Pennsylvania Superior Court Rules, Inter Alia, No Right to Offset for Bankruptcy Trust Claims Superior Court of Pennsylvania, April 17, 2015
The Superior Court of Pennsylvania recently reviewed on appeal a variety of post-trial issues in two mesothelioma cases that went to trial in the Philadelphia Court of Common Pleas. Of particular interest is the court’s refusal to permit defendants to offset payments received from settling non-party tort feasors, which included bankruptcy claim payments. The basis for the court’s decision is that the jury did not find that the other parties were joint tort feasors. The court described a defendants’ burden on this issue as follows: “Here, Crane failed to (1) join other settling tortfeasors into the action or (2) submit evidence to establish that the non-parties were joint tortfeasors. Therefore, Crane is not entitled to a reduction of the jury verdict for non-parties to the litigation who settled with the Plaintiffs prior to trial. Instead, the company is only entitled to a reduction of the jury verdict based on settlements made by parties found to be joint tortfeasors by the court.” What remains unclear is whether a court would permit bankruptcy claim documents to establish the joint responsibility of bankrupt companies in order to permit an offset. Without admissibility of those documents, a defendant is left with no ability to establish a right to an offset at trial.
The court also ruled that the Pennsylvania Supreme Court’s decision in Tincher v. Omega Flex, Inc., 104 A.3d 328 (Pa. 2014) which applied a reasonableness standard in a strict liability case, also applied to a failure to warn claim. The defendant, Crane Co., argued that applying the standard the jury was improperly instructed: “Crane claims that, based on Tincher, it is entitled to a ‘state-of-the-art’ jury instruction, which would permit the jury to make a determination as to the reasonableness of Crane’s actions based upon whether or not the risk inherent to asbestos was known or knowable in light of the scientific knowledge available at the time the product was sold.” However, the court ultimately concluded that Crane’s defense at trial was not based on the reasonableness of its conduct: “Upon review of the record, we conclude that the requested instruction was not justified by Crane’s theory of the case and the evidence it presented at trial. Crane’s defense was not that Cranite was not ‘unreasonably dangerous.’ Rather, Crane asserted that Cranite was not dangerous at all.”
The court also upheld the exclusion of testimony of a memory expert, stating: “our Supreme Court has ‘clearly and repeatedly’ held that credibility questions may not be the subject of expert opinion testimony.”

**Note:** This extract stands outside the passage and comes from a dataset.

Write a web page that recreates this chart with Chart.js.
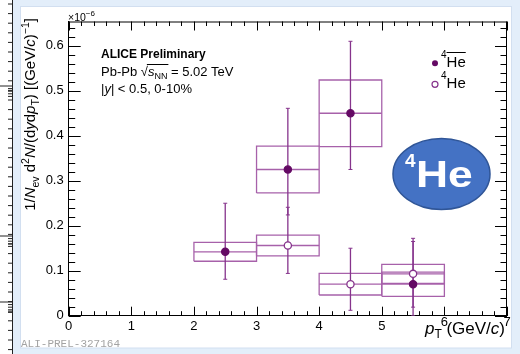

Lastly, the court rejected Crane’s claim that one of the plaintiffs received a double recovery under the loss of consortium claim and Pennsylvania’s Wrongful Death Statute: “As the foregoing makes clear, damages awarded under the wrongful death act are intended to compensate the decedent’s enumerated family members for damages arising as a result of the death. Included in a wrongful death award may be a recovery for loss of post-death services, including society and comfort. Hatwood, supra. A loss of consortium claim, on the other hand, is intended to compensate a surviving spouse for her loss of services, society, and conjugal affection while her spouse was still living, yet suffering from the injury in question. Smalls, supra. Accordingly, contrary to Crane’s argument, there is no duplication of damages, as one award is for pre-death loss and the other for that sustained post-death. Thus, the trial court did not err in denying post-trial relief on this claim.”